TASK TO COMPLETE
Extract the data exactly, missing nothing.

RAW DATA
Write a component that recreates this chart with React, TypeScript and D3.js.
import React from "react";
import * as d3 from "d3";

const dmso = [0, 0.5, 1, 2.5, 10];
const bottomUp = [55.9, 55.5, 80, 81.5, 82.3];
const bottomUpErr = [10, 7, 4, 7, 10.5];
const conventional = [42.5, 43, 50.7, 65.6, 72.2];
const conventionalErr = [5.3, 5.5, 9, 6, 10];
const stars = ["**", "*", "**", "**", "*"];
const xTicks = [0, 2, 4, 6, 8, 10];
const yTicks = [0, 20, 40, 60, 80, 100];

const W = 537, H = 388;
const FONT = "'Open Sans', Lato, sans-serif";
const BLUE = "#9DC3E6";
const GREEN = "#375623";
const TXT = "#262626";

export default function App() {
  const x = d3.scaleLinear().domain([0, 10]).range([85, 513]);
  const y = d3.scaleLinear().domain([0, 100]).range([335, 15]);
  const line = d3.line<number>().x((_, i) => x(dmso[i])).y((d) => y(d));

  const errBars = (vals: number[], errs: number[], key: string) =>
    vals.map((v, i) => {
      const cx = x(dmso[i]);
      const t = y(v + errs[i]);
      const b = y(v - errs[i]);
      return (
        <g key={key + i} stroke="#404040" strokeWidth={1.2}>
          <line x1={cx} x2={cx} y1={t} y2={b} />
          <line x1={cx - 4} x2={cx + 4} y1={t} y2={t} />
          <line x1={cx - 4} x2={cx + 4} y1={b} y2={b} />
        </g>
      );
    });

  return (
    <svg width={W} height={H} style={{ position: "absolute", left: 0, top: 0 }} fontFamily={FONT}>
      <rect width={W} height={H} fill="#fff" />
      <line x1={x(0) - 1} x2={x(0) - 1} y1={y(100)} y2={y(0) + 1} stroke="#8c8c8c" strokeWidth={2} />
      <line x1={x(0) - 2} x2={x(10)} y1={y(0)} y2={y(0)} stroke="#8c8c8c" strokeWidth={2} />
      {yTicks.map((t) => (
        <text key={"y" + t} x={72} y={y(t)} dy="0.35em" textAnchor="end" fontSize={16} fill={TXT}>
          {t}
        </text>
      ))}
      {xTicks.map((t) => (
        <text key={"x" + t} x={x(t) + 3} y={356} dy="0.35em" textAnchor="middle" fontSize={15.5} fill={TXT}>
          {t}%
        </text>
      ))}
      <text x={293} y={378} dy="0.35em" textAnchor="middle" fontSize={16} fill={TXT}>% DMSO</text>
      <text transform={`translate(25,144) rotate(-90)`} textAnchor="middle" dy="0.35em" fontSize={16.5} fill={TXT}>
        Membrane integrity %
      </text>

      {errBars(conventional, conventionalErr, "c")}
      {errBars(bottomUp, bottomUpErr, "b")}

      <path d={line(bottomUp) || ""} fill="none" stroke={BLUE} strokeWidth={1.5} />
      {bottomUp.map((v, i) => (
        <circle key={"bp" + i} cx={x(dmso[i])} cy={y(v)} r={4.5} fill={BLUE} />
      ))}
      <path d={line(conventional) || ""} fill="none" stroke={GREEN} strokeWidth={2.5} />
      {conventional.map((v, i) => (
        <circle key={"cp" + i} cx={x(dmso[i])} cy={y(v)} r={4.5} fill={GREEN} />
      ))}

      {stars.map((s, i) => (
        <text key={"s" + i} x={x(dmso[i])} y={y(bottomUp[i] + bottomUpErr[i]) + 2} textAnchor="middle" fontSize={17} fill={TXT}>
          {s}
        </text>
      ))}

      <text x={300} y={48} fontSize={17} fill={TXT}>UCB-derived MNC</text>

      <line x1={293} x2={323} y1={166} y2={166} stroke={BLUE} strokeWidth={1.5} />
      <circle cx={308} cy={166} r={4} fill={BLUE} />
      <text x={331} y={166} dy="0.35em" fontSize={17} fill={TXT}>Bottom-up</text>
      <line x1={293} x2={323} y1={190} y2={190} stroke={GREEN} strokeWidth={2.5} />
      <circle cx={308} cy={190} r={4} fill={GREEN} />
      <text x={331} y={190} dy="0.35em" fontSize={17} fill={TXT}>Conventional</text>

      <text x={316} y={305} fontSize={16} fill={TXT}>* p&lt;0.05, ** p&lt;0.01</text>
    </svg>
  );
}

FINISHED TASK
Write a component that recreates this chart with React, TypeScript and D3.js.
import React from "react";
import * as d3 from "d3";

const dmso = [0, 0.5, 1, 2.5, 10];
const bottomUp = [55.9, 55.5, 80, 81.5, 82.3];
const bottomUpErr = [10, 7, 4, 7, 10.5];
const conventional = [42.5, 43, 50.7, 65.6, 72.2];
const conventionalErr = [5.3, 5.5, 9, 6, 10];
const stars = ["**", "*", "**", "**", "*"];
const xTicks = [0, 2, 4, 6, 8, 10];
const yTicks = [0, 20, 40, 60, 80, 100];

const W = 537, H = 388;
const FONT = "'Open Sans', Lato, sans-serif";
const BLUE = "#9DC3E6";
const GREEN = "#375623";
const TXT = "#262626";

export default function App() {
  const x = d3.scaleLinear().domain([0, 10]).range([85, 513]);
  const y = d3.scaleLinear().domain([0, 100]).range([335, 15]);
  const line = d3.line<number>().x((_, i) => x(dmso[i])).y((d) => y(d));

  const errBars = (vals: number[], errs: number[], key: string) =>
    vals.map((v, i) => {
      const cx = x(dmso[i]);
      const t = y(v + errs[i]);
      const b = y(v - errs[i]);
      return (
        <g key={key + i} stroke="#404040" strokeWidth={1.2}>
          <line x1={cx} x2={cx} y1={t} y2={b} />
          <line x1={cx - 4} x2={cx + 4} y1={t} y2={t} />
          <line x1={cx - 4} x2={cx + 4} y1={b} y2={b} />
        </g>
      );
    });

  return (
    <svg width={W} height={H} style={{ position: "absolute", left: 0, top: 0 }} fontFamily={FONT}>
      <rect width={W} height={H} fill="#fff" />
      <line x1={x(0) - 1} x2={x(0) - 1} y1={y(100)} y2={y(0) + 1} stroke="#8c8c8c" strokeWidth={2} />
      <line x1={x(0) - 2} x2={x(10)} y1={y(0)} y2={y(0)} stroke="#8c8c8c" strokeWidth={2} />
      {yTicks.map((t) => (
        <text key={"y" + t} x={72} y={y(t)} dy="0.35em" textAnchor="end" fontSize={16} fill={TXT}>
          {t}
        </text>
      ))}
      {xTicks.map((t) => (
        <text key={"x" + t} x={x(t) + 3} y={356} dy="0.35em" textAnchor="middle" fontSize={15.5} fill={TXT}>
          {t}%
        </text>
      ))}
      <text x={293} y={378} dy="0.35em" textAnchor="middle" fontSize={16} fill={TXT}>% DMSO</text>
      <text transform={`translate(25,144) rotate(-90)`} textAnchor="middle" dy="0.35em" fontSize={16.5} fill={TXT}>
        Membrane integrity %
      </text>

      {errBars(conventional, conventionalErr, "c")}
      {errBars(bottomUp, bottomUpErr, "b")}

      <path d={line(bottomUp) || ""} fill="none" stroke={BLUE} strokeWidth={1.5} />
      {bottomUp.map((v, i) => (
        <circle key={"bp" + i} cx={x(dmso[i])} cy={y(v)} r={4.5} fill={BLUE} />
      ))}
      <path d={line(conventional) || ""} fill="none" stroke={GREEN} strokeWidth={2.5} />
      {conventional.map((v, i) => (
        <circle key={"cp" + i} cx={x(dmso[i])} cy={y(v)} r={4.5} fill={GREEN} />
      ))}

      {stars.map((s, i) => (
        <text key={"s" + i} x={x(dmso[i])} y={y(bottomUp[i] + bottomUpErr[i]) + 2} textAnchor="middle" fontSize={17} fill={TXT}>
          {s}
        </text>
      ))}

      <text x={300} y={48} fontSize={17} fill={TXT}>UCB-derived MNC</text>

      <line x1={293} x2={323} y1={166} y2={166} stroke={BLUE} strokeWidth={1.5} />
      <circle cx={308} cy={166} r={4} fill={BLUE} />
      <text x={331} y={166} dy="0.35em" fontSize={17} fill={TXT}>Bottom-up</text>
      <line x1={293} x2={323} y1={190} y2={190} stroke={GREEN} strokeWidth={2.5} />
      <circle cx={308} cy={190} r={4} fill={GREEN} />
      <text x={331} y={190} dy="0.35em" fontSize={17} fill={TXT}>Conventional</text>

      <text x={316} y={305} fontSize={16} fill={TXT}>* p&lt;0.05, ** p&lt;0.01</text>
    </svg>
  );
}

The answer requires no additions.